At least for the classification of development project text, this tells us that the presence of certain concepts within the text is more important to determining the correct class than the exact position of the concepts within the text. When we reshaped the full, unpooled embedding vector into the matrix used for the classifier network, we preserved all of the ordering information: the values from (1, 1) to (1, 768) correspond to the embeddings for the first token from the first batch, (1, 768) to (1, 1536) correspond to the second token from the first batch, etc. The classifier weights connected to the embedding vector for the first token will only lead to an activation when the concept of gender equality occurs at that exact position, rather than anywhere within the text.
Why does [CLS] pooling slightly out-perform mean pooling?
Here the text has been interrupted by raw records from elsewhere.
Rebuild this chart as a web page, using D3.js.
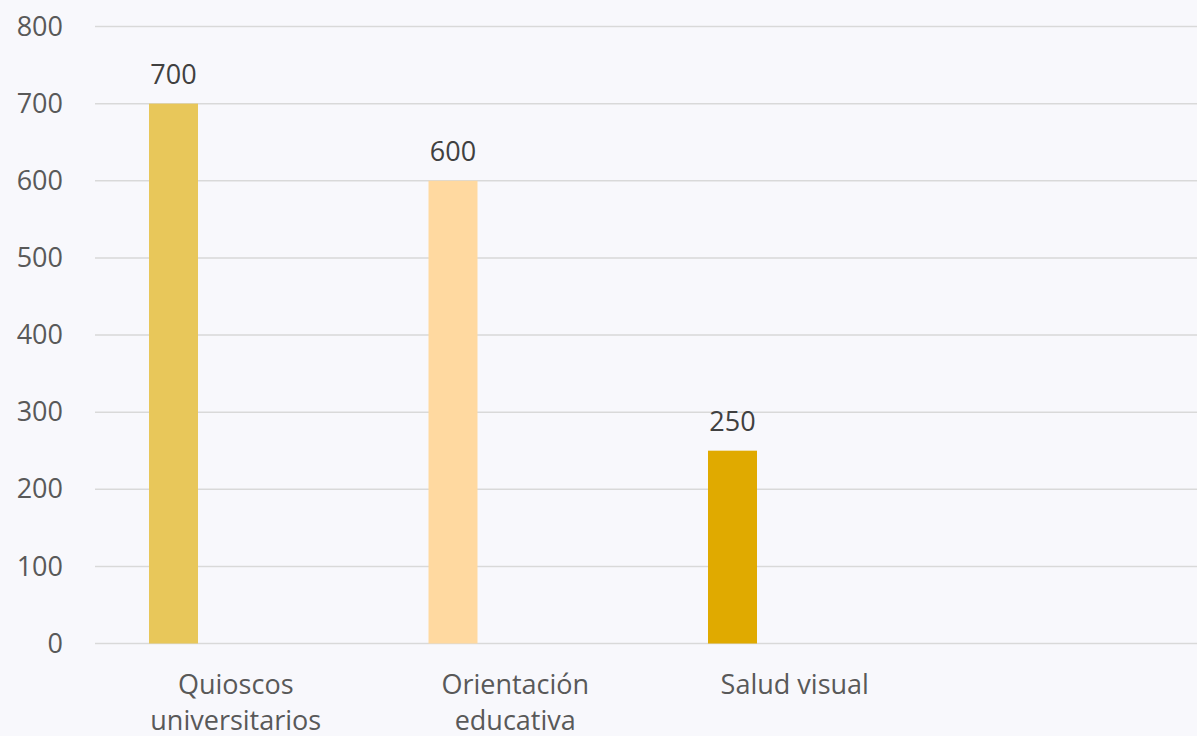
<!DOCTYPE html>
<html><head><meta charset="utf-8">
<script src="https://cdn.jsdelivr.net/npm/d3@7"></script>
<style>
html,body{margin:0;padding:0;background:#F8F8FC;}
svg{display:block;font-family:"Open Sans","Noto Sans",sans-serif;}
</style></head><body>
<svg id="c" width="1197" height="736"></svg>
<script>
const categories = ["Quioscos universitarios", "Orientación educativa", "Salud visual", ""];
const categoryLines = [["Quioscos", "universitarios"], ["Orientación", "educativa"], ["Salud visual"], []];
const values = [700, 600, 250, null];
const colors = ["#E8C75A", "#FFD9A0", "#E0AA00"];
const yTicks = [0, 100, 200, 300, 400, 500, 600, 700, 800];

const svg = d3.select("#c");
const W = 1197, H = 736;
svg.append("rect").attr("width", W).attr("height", H).attr("fill", "#F8F8FC");

const left = 96, bandW = 279.5;
const x = d3.scaleBand().domain(categories).range([left, left + bandW * categories.length]).paddingInner(0).paddingOuter(0);
const y = d3.scaleLinear().domain([0, 800]).range([643.5, 26.5]);

// gridlines
svg.append("g").selectAll("line").data(yTicks).join("line")
  .attr("x1", 95).attr("x2", W)
  .attr("y1", d => y(d)).attr("y2", d => y(d))
  .attr("stroke", "#D9D9D9").attr("stroke-width", 1.5);

// y axis labels
const yAxis = d3.axisLeft(y).tickValues(yTicks).tickSize(0).tickPadding(0);
const ga = svg.append("g").attr("transform", "translate(63,0)").call(yAxis);
ga.select(".domain").remove();
ga.selectAll("text").attr("font-size", 27).attr("fill", "#595959")
  .attr("font-family", '"Open Sans","Noto Sans",sans-serif');

// bars
const barOff = 53, barW = 49;
const data = categories.map((c, i) => ({c, v: values[i], col: colors[i]})).filter(d => d.v != null);
svg.append("g").selectAll("rect").data(data).join("rect")
  .attr("x", d => x(d.c) + barOff).attr("width", barW)
  .attr("y", d => y(d.v)).attr("height", d => y(0) - y(d.v))
  .attr("fill", d => d.col);

// value labels
svg.append("g").selectAll("text").data(data).join("text")
  .attr("x", d => x(d.c) + barOff + barW / 2).attr("y", d => y(d.v) - 20)
  .attr("text-anchor", "middle").attr("font-size", 27).attr("fill", "#404040")
  .text(d => d.v);

// category labels
const cg = svg.append("g");
categories.forEach((c, i) => {
  if (!c) return;
  const cx = x(c) + x.bandwidth() / 2;
  categoryLines[i].forEach((w, j) => {
    cg.append("text").attr("x", cx).attr("y", 694 + j * 36)
      .attr("text-anchor", "middle").attr("font-size", 27).attr("fill", "#595959")
      .text(w);
  });
});
</script>
</body></html>
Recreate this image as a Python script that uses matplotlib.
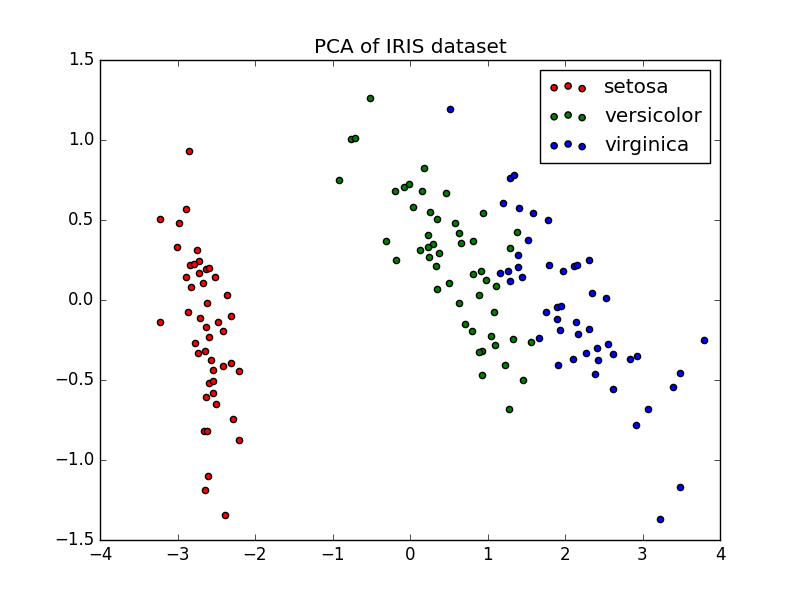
import matplotlib
matplotlib.use("Agg")
import matplotlib.pyplot as plt

plt.style.use("classic")

# PCA projections (PC1, PC2)
setosa_x = [-2.855, -2.890, -3.230, -2.985, -3.003, -2.752, -2.719, -2.843, -2.787, -2.632,
            -2.590, -2.723, -2.894, -2.512, -2.822, -2.675, -2.357, -2.619, -2.868, -2.706,
            -2.306, -3.222, -2.474, -2.632, -2.409, -2.594, -2.774, -2.732, -2.645, -2.564,
            -2.546, -2.413, -2.314, -2.210, -2.594, -2.538, -2.546, -2.628, -2.507, -2.284,
            -2.654, -2.623, -2.203, -2.603, -2.645, -2.387]
setosa_y = [0.933, 0.571, 0.504, 0.483, 0.333, 0.314, 0.246, 0.221, 0.227, 0.194,
            0.200, 0.171, 0.142, 0.142, 0.083, 0.108, 0.033, -0.021, -0.075, -0.113,
            -0.102, -0.139, -0.136, -0.169, -0.194, -0.233, -0.271, -0.333, -0.321, -0.373,
            -0.439, -0.414, -0.396, -0.442, -0.519, -0.508, -0.583, -0.604, -0.650, -0.746,
            -0.817, -0.817, -0.877, -1.098, -1.186, -1.342]

versicolor_x = [-0.512, -0.761, -0.706, 0.176, -0.912, -0.194, -0.073, -0.009, 0.159, 0.461,
                0.039, 0.258, 0.352, 0.942, 0.585, 0.632, 0.228, -0.310, 0.293, 0.232,
                0.133, 0.654, 0.813, 0.374, 0.245, -0.177, 0.331, 0.813, 0.920, 0.981,
                1.110, 0.507, 0.352, 0.886, 0.636, 1.084, 1.377, 1.295, 0.710, 0.804,
                1.041, 1.097, 1.333, 1.557, 0.933, 0.894, 1.221, 0.925, 1.462, 1.277]
versicolor_y = [1.263, 1.004, 1.011, 0.827, 0.752, 0.679, 0.704, 0.723, 0.681, 0.671,
                0.583, 0.552, 0.504, 0.542, 0.483, 0.419, 0.406, 0.367, 0.348, 0.333,
                0.313, 0.354, 0.371, 0.294, 0.269, 0.252, 0.213, 0.165, 0.183, 0.125,
                0.086, 0.106, 0.069, 0.033, -0.017, -0.075, 0.423, 0.327, -0.148, -0.194,
                -0.227, -0.281, -0.244, -0.265, -0.317, -0.327, -0.406, -0.467, -0.500, -0.683]

virginica_x = [0.516, 1.290, 1.342, 1.196, 1.410, 1.583, 1.777, 1.527, 1.390, 1.260,
               1.166, 1.390, 1.441, 1.286, 1.797, 1.970, 2.120, 2.159, 2.314, 1.759,
               1.892, 1.892, 1.660, 1.914, 2.344, 2.529, 1.948, 2.142, 1.939, 2.164,
               2.310, 2.559, 2.417, 2.275, 2.615, 2.426, 2.103, 2.839, 2.929, 2.387,
               2.615, 3.484, 3.394, 3.794, 3.075, 2.916, 3.484, 3.226]
virginica_y = [1.194, 0.763, 0.779, 0.606, 0.577, 0.542, 0.502, 0.377, 0.283, 0.183,
               0.167, 0.206, 0.144, 0.119, 0.217, 0.183, 0.210, 0.219, 0.248, -0.077,
               -0.046, -0.117, -0.240, -0.406, 0.044, 0.015, -0.038, -0.138, -0.186, -0.213,
               -0.181, -0.273, -0.302, -0.331, -0.340, -0.375, -0.371, -0.371, -0.352, -0.460,
               -0.556, -0.454, -0.546, -0.252, -0.683, -0.779, -1.169, -1.369]

target_names = ["setosa", "versicolor", "virginica"]
colors = ["r", "g", "b"]

fig = plt.figure(figsize=(8, 6), dpi=100)
series = [(setosa_x, setosa_y), (versicolor_x, versicolor_y), (virginica_x, virginica_y)]
for (xs, ys), c, name in zip(series, colors, target_names):
    plt.scatter(xs, ys, c=c, label=name)

plt.legend()
plt.title("PCA of IRIS dataset")
plt.xlim(-4, 4)
plt.ylim(-1.5, 1.5)
plt.savefig("out.png", dpi=100)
It’s because the [CLS] token itself is the result of the self-attention mechanism of BERT’s transformer. Where some tokens that might yield extreme results in some of the 768 embedding dimensions that could throw off a mean result, BERT’s transformer has been trained to pay attention to which parts of the sentence are the most meaningful for classifying the text.
As for max pooling, that method would be even more susceptible to the issue of extreme values that affected mean pooling. In theory, if one of the 768 dimensions of BERT aligned well with the concept you’re trying to measure, max pooling could be a good way of picking out the strongest signal from your data; but it’s clear in the case of gender that the dimensional alignment is not good enough to overcome the issues caused by amplifying extreme embedding values.